3.4.4 Evaluating a Workflow

Once the workflow is trained, you can evaluate its performance using the yardstick package, which provides a consistent set of functions for model evaluation. For instance, after fitting the workflow, you can generate predictions on a test set and calculate metrics such as accuracy, RMSE, or AUC.

library(yardstick)

# Generate predictions
predictions = predict(fitted_workflow, new_data = test_data)

# Evaluate the performance
accuracy(predictions, truth = test_data$outcome)

Here, the predict() function is used to generate predictions from the fitted workflow, and the accuracy() function is used to calculate the accuracy of the model’s predictions on the test data.

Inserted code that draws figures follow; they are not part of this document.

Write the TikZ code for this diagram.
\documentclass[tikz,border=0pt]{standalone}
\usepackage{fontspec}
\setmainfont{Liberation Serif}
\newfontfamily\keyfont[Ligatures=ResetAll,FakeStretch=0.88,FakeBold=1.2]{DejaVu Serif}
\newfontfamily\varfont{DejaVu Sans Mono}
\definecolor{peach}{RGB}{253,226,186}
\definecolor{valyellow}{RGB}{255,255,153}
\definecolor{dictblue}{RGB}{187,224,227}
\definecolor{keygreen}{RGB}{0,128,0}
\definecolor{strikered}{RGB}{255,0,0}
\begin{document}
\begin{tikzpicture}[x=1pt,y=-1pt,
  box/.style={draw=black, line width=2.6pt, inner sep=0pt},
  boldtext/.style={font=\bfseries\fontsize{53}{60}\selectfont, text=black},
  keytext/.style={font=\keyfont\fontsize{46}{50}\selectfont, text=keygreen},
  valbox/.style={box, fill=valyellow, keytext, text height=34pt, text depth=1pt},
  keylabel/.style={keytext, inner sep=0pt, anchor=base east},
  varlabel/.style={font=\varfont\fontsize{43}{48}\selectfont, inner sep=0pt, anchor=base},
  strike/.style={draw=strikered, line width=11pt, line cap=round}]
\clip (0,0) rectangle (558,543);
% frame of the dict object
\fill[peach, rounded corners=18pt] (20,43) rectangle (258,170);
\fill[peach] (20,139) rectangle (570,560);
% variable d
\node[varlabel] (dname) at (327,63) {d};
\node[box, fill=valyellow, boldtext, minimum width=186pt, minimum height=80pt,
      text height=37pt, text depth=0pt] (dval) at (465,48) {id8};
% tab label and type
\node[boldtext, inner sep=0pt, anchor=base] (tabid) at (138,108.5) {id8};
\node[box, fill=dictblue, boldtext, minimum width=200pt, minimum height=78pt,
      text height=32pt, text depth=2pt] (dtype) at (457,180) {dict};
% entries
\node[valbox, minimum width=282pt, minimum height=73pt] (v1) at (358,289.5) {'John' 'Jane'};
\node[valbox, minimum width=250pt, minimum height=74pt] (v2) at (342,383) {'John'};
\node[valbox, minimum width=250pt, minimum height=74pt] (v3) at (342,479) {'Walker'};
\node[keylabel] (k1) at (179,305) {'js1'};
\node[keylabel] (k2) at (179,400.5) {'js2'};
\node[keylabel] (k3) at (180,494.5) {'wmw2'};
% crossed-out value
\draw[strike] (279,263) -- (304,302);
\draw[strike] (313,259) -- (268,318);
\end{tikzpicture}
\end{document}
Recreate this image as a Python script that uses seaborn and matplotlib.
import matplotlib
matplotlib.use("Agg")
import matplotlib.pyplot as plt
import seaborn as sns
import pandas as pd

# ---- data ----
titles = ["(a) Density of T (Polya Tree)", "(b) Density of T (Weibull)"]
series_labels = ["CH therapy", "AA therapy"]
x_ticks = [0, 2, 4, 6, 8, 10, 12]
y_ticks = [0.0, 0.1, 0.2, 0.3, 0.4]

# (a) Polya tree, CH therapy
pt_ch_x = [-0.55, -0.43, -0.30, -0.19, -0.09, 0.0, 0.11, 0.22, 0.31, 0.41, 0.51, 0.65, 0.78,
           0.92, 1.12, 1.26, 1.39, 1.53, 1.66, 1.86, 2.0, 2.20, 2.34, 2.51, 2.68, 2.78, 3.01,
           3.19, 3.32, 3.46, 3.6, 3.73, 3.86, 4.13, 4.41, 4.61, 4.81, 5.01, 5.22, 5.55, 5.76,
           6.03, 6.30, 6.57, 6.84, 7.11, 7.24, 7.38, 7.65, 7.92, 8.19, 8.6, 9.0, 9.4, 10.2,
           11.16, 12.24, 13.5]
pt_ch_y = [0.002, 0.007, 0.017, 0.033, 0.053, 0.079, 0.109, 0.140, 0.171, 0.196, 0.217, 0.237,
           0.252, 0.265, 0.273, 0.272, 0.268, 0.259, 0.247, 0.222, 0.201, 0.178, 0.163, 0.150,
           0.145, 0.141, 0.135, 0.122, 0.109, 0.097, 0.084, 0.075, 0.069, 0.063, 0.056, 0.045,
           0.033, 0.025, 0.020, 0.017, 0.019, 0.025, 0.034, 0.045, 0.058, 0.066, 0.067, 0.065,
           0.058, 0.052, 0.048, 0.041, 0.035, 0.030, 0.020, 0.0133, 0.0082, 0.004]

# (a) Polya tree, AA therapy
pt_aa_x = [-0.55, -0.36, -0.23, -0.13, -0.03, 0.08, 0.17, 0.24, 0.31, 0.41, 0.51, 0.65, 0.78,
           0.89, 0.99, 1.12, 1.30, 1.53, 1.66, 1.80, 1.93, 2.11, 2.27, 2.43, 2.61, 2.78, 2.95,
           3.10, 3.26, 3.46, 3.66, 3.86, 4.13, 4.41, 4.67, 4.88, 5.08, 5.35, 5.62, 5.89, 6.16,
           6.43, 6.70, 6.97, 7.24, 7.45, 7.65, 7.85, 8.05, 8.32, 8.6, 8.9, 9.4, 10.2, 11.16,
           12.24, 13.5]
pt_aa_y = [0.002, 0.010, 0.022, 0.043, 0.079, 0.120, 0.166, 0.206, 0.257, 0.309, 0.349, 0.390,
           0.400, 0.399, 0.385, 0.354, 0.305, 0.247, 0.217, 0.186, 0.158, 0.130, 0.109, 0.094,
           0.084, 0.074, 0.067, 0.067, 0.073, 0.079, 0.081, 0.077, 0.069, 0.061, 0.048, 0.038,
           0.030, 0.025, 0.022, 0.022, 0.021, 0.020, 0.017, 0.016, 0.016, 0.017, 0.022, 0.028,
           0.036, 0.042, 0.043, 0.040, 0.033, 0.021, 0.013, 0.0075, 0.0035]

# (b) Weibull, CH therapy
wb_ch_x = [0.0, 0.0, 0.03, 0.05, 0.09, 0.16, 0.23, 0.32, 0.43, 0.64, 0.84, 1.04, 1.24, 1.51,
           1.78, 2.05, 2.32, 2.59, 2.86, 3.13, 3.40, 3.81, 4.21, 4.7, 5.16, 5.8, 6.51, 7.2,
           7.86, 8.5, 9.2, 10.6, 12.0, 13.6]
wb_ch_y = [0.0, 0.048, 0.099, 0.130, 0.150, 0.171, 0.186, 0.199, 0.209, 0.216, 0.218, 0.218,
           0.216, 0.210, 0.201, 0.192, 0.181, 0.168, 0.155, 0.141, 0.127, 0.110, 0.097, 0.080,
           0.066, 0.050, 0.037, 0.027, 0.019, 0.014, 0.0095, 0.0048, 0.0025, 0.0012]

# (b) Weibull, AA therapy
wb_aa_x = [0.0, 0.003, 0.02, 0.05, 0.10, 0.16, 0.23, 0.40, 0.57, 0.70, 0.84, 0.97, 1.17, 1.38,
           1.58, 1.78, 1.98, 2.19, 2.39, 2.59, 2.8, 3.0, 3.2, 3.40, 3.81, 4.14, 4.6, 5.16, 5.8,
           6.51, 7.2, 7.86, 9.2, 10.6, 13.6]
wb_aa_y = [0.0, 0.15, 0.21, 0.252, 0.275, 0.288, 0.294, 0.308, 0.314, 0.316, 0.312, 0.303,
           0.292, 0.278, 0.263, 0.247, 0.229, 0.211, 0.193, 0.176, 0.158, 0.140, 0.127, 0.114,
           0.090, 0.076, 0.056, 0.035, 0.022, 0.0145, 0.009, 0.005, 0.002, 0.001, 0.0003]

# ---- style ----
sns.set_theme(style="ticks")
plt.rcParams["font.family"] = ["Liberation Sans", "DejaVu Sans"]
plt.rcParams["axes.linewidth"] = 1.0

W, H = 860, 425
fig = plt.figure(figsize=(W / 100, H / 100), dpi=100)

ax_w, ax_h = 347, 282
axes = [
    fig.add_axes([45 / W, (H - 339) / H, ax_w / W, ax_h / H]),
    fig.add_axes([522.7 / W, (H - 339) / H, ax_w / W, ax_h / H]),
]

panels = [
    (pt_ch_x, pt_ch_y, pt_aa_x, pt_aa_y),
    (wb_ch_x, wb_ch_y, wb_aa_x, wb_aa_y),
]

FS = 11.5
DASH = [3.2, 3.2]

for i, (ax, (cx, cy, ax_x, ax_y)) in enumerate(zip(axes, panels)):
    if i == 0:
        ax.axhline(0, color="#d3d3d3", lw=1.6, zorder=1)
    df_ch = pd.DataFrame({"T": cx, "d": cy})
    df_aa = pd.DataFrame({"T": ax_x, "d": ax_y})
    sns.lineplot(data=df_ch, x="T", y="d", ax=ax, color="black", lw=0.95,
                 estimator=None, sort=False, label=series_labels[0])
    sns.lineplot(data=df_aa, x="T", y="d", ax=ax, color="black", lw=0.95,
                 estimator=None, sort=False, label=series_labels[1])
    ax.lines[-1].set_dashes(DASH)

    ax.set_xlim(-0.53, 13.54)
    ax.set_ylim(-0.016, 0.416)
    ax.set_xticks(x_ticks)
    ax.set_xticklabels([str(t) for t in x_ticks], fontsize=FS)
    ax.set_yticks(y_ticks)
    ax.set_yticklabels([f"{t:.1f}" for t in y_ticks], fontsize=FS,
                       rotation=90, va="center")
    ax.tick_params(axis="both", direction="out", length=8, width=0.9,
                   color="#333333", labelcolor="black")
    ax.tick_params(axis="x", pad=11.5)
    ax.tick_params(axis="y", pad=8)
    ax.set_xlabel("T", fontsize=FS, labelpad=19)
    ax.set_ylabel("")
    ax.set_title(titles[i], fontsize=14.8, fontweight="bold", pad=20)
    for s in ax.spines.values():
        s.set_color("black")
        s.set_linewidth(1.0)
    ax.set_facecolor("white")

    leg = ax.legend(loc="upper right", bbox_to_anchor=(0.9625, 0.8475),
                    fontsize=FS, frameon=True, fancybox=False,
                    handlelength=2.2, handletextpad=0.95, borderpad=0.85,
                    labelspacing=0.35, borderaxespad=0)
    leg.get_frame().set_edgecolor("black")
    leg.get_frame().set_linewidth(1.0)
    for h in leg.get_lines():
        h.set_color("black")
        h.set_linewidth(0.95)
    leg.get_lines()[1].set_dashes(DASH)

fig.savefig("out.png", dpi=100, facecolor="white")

3.4.5 Workflow and Resampling

Workflows can also be integrated with resampling methods to evaluate the model’s performance across different subsets of the data. For example, you can use rsample to perform cross-validation or bootstrapping and pass the resampled data to the workflow for evaluation.

library(rsample)

# Create a 5-fold cross-validation resampling object
cv_folds = vfold_cv(player_data, v = 5)

# Tune the workflow with cross-validation
tuned_workflow_cv = tune_grid(
  workflow_obj,
  resamples = cv_folds,
  grid = grid
)

This example uses vfold_cv() to create a cross-validation object, and the workflow is tuned using this resampling method to get a better estimate of the model’s performance across different data splits.

3.5 Concept Quiz

  1. True or False: The recipes package is designed to automate data preprocessing.

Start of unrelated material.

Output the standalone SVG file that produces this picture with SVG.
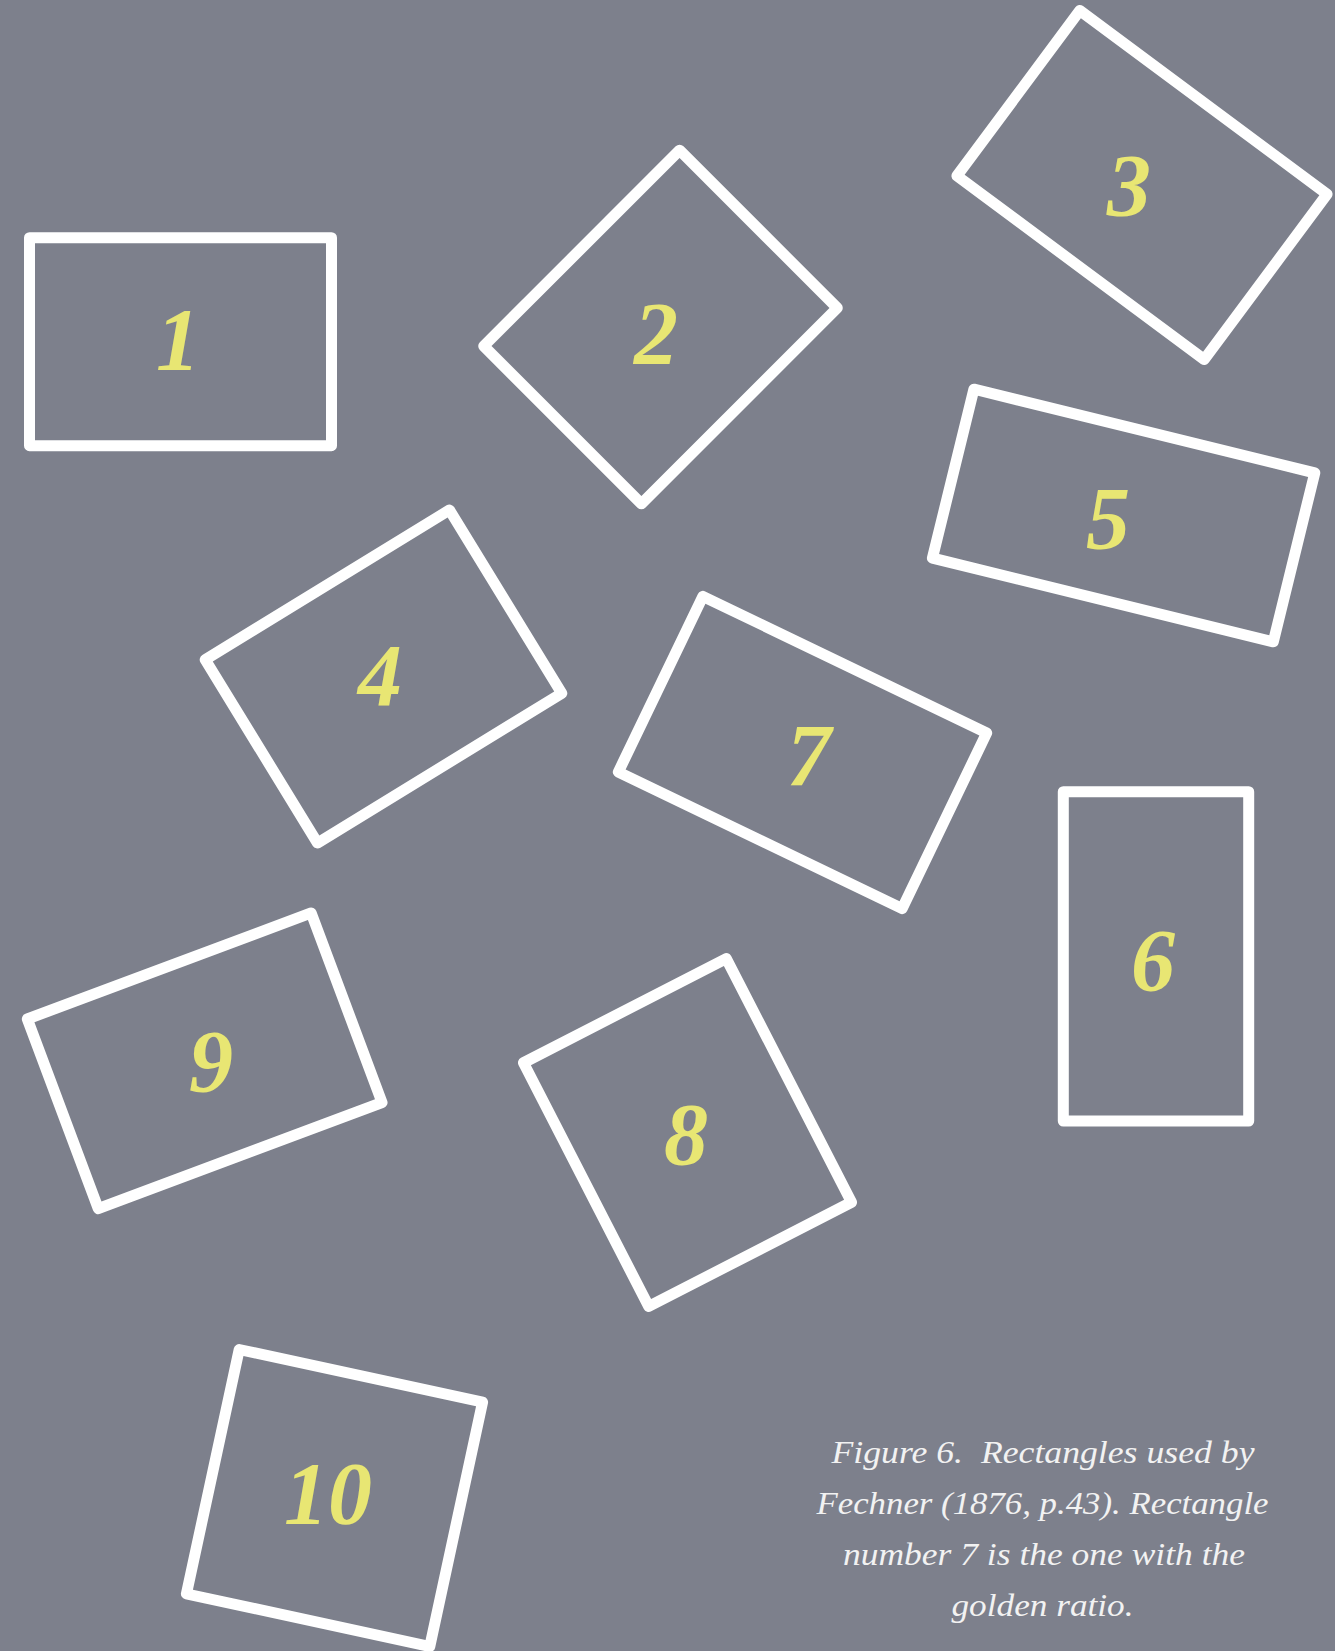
<svg xmlns="http://www.w3.org/2000/svg" width="1335" height="1651" viewBox="0 0 1335 1651">
<style>
.box{fill:none;stroke:#ffffff;stroke-width:11;stroke-linejoin:round}
.num{font-family:"Liberation Serif","Times New Roman",serif;font-weight:bold;font-style:italic;font-size:88px;fill:#e8e673;text-anchor:middle}
.cap{font-family:"Liberation Serif","Times New Roman",serif;font-style:italic;font-size:32px;fill:#f2f2f2;text-anchor:middle;white-space:pre}
</style>
<rect x="0" y="0" width="1335" height="1651" fill="#7d808c"/>
<g id="connectors"/>
<g id="node1">
<rect class="box" x="29.5" y="237.7" width="302" height="208"/>
<text class="num" x="178" y="369">1</text>
</g>
<g id="node2">
<rect class="box" x="-111.5" y="-138.5" width="223" height="277" transform="translate(660.5 327) rotate(45)"/>
<text class="num" x="656" y="363">2</text>
</g>
<g id="node3">
<rect class="box" x="-154" y="-103" width="308" height="206" transform="translate(1142 185) rotate(36.6)"/>
<text class="num" x="1129" y="215">3</text>
</g>
<g id="node4">
<rect class="box" x="-143.25" y="-107.5" width="286.5" height="215" transform="translate(383.5 676.5) rotate(-31.5)"/>
<text class="num" x="380" y="705">4</text>
</g>
<g id="node5">
<rect class="box" x="-175.5" y="-87" width="351" height="174" transform="translate(1123.6 515.5) rotate(13.8)"/>
<text class="num" x="1108" y="548">5</text>
</g>
<g id="node6">
<rect class="box" x="1063.3" y="791.7" width="185.4" height="329.3"/>
<text class="num" x="1153" y="990">6</text>
</g>
<g id="node7">
<rect class="box" x="-157.5" y="-97.5" width="315" height="195" transform="translate(802.5 752.5) rotate(25.7)"/>
<text class="num" x="809" y="785">7</text>
</g>
<g id="node8">
<rect class="box" x="-114" y="-137" width="228" height="274" transform="translate(687.5 1132.5) rotate(-27.2)"/>
<text class="num" x="686" y="1164">8</text>
</g>
<g id="node9">
<rect class="box" x="-151.5" y="-101.25" width="303" height="202.5" transform="translate(204.7 1060.8) rotate(-20.5)"/>
<text class="num" x="211" y="1091">9</text>
</g>
<g id="node10">
<rect class="box" x="-124.5" y="-125" width="249" height="250" transform="translate(334.5 1498) rotate(12.2)"/>
<text class="num" x="328" y="1523">10</text>
</g>
<g id="caption">
<text class="cap" x="1043" y="1463" textLength="423" lengthAdjust="spacingAndGlyphs">Figure 6.  Rectangles used by</text>
<text class="cap" x="1042.5" y="1514" textLength="452" lengthAdjust="spacingAndGlyphs">Fechner (1876, p.43). Rectangle</text>
<text class="cap" x="1044" y="1565" textLength="402" lengthAdjust="spacingAndGlyphs">number 7 is the one with the</text>
<text class="cap" x="1042.5" y="1616" textLength="182" lengthAdjust="spacingAndGlyphs">golden ratio.</text>
</g>
</svg>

  2. What is the purpose of the step_normalize() function in the recipes package?

  3. Which of the following functions in the recipes package creates binary columns for categorical variables?

  4. What is the purpose of the tune_grid() function in tidymodels?

  5. Which package in tidymodels integrates the preprocessing and model specification steps into a single object?

  6. How do you apply the preprocessing steps defined in a recipe to a dataset in tidymodels?

  7. True or False: The workflow() function in tidymodels is used to fit a model to data.